Saturday, May 30, 2009

The Missouri Compromise: Glover Moore Spots Floyd Shoemaker Spotting Henry Geyer


In a recent post, The Missouri Compromise: Henry Geyer Spots a Flaw, I discussed Floyd Calvin Shoemaker's assertions that Henry Clay's compromise resolution resolving the second Missouri Crisis of 1821 may have inadvertently referred to the wrong paragraph of the Missouri Constitution of 1821, and the role that this mistake may have played in the willingness of the Missouri legislature to pass the "solemn act" required by the resolution.

The hawk-eyed Glover Moore was apparently also aware of Mr. Shoemaker's book and credited his observations. Here's Moore's take (paragraph breaks added):
The condition of admission imposed upon Missouri did not specifically refer to free Negroes and mulattoes. It merely provided that the fourth clause of the twenty-sixth section of the third article of the constitution of Missouri should never be construed to exclude citizens of another state from the benefit of the privileges and immunities granted them by the federal Constitution.

In the copy of the Missouri constitution which Congress had in its possession, the fourth clause . . . was the provision regarding the migration of free Negroes and mulattoes. [I would say Moore is wrong here; it was the fourth paragraph of the oddly-formatted section.] As the constitution was printed in Missouri, however, the fourth clause . . . referred to something else.

Because of this fact, some Missourians thought that Congress had made an error and had designated the wrong clause.
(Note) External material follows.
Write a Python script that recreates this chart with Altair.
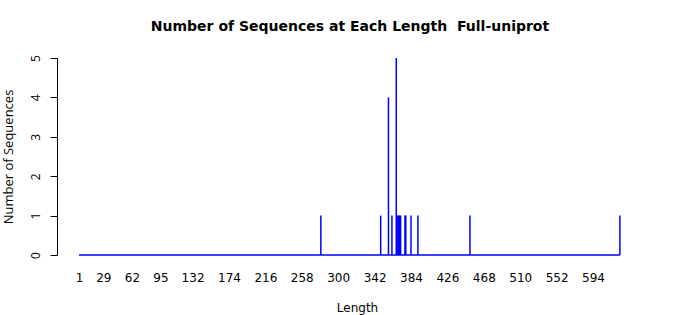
import altair as alt
import pandas as pd

lengths = [280, 349, 358, 362, 367, 368, 369, 370, 371, 372, 377, 378, 384, 392, 452, 625]
counts  = [1,   1,   4,   1,   5,   1,   1,   1,   1,   1,   1,   1,   1,   1,   1,   1]
x_ticks = [1, 29, 62, 95, 132, 174, 216, 258, 300, 342, 384, 426, 468, 510, 552, 594]
y_ticks = [0, 1, 2, 3, 4, 5]
length_range = [1, 625]

bars = pd.DataFrame({"Length": lengths, "Count": counts})
base_df = pd.DataFrame({"Length": [length_range[0]], "x2": [length_range[1]], "Count": [0]})

xs = alt.Scale(domain=[-24.4, 667.8], nice=False, zero=False)
ys = alt.Scale(domain=[0, 5], nice=False)

x_axis = alt.Axis(values=x_ticks, title="Length", format="d", domain=False,
                  ticks=False, grid=False, labelPadding=17, titlePadding=19,
                  labelOverlap=False,
                  labelFontSize=12, titleFontSize=12, labelColor="black",
                  titleColor="black", titleFontWeight="normal",
                  labelFont="DejaVu Sans", titleFont="DejaVu Sans")
y_axis = alt.Axis(values=y_ticks, title="Number of Sequences", format="d",
                  domainColor="black", tickColor="black", tickSize=7,
                  grid=False, labelAngle=270, labelAlign="center",
                  labelBaseline="bottom", labelPadding=8, titlePadding=14,
                  labelOverlap=False,
                  labelFontSize=12, titleFontSize=13, labelColor="black",
                  titleColor="black", titleFontWeight="normal",
                  labelFont="Open Sans", titleFont="Open Sans")

baseline = alt.Chart(base_df).mark_rule(color="#0000FF", strokeWidth=1.5).encode(
    x=alt.X("Length:Q", scale=xs, axis=x_axis),
    x2="x2:Q",
    y=alt.Y("Count:Q", scale=ys, axis=y_axis),
)

rules = alt.Chart(bars).mark_rule(color="#0000FF", strokeWidth=1.5).encode(
    x=alt.X("Length:Q", scale=xs, axis=x_axis),
    y=alt.Y("Count:Q", scale=ys, axis=y_axis),
    y2=alt.datum(0),
)

chart = alt.layer(baseline, rules).properties(
    width=600, height=197,
    background="white",
    autosize=alt.AutoSizeParams(type="none"),
    padding={"left": 57, "top": 58, "right": 43, "bottom": 60},
    title=alt.TitleParams("Number of Sequences at Each Length\u00a0 Full-uniprot",
                          font="DejaVu Sans", fontSize=14, fontWeight="bold",
                          color="black", offset=21, dx=-7),
).configure_view(stroke="transparent", strokeWidth=0)

chart.save("out.html", embed_options={"renderer": "svg", "actions": False})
They were willing to agree to the condition of admission, since they considered it to be meaningless as stated by Congress.

Moore cites Shoemaker's book, a contemporary newspaper report, and (for those of you with access to research libraries) Lucien Carr, "An Error in the Resolution of Congress admitting Missouri into the Union," in Proceedings of the Massachusetts Historical Society, Second Series, XIII (1900), 448-54.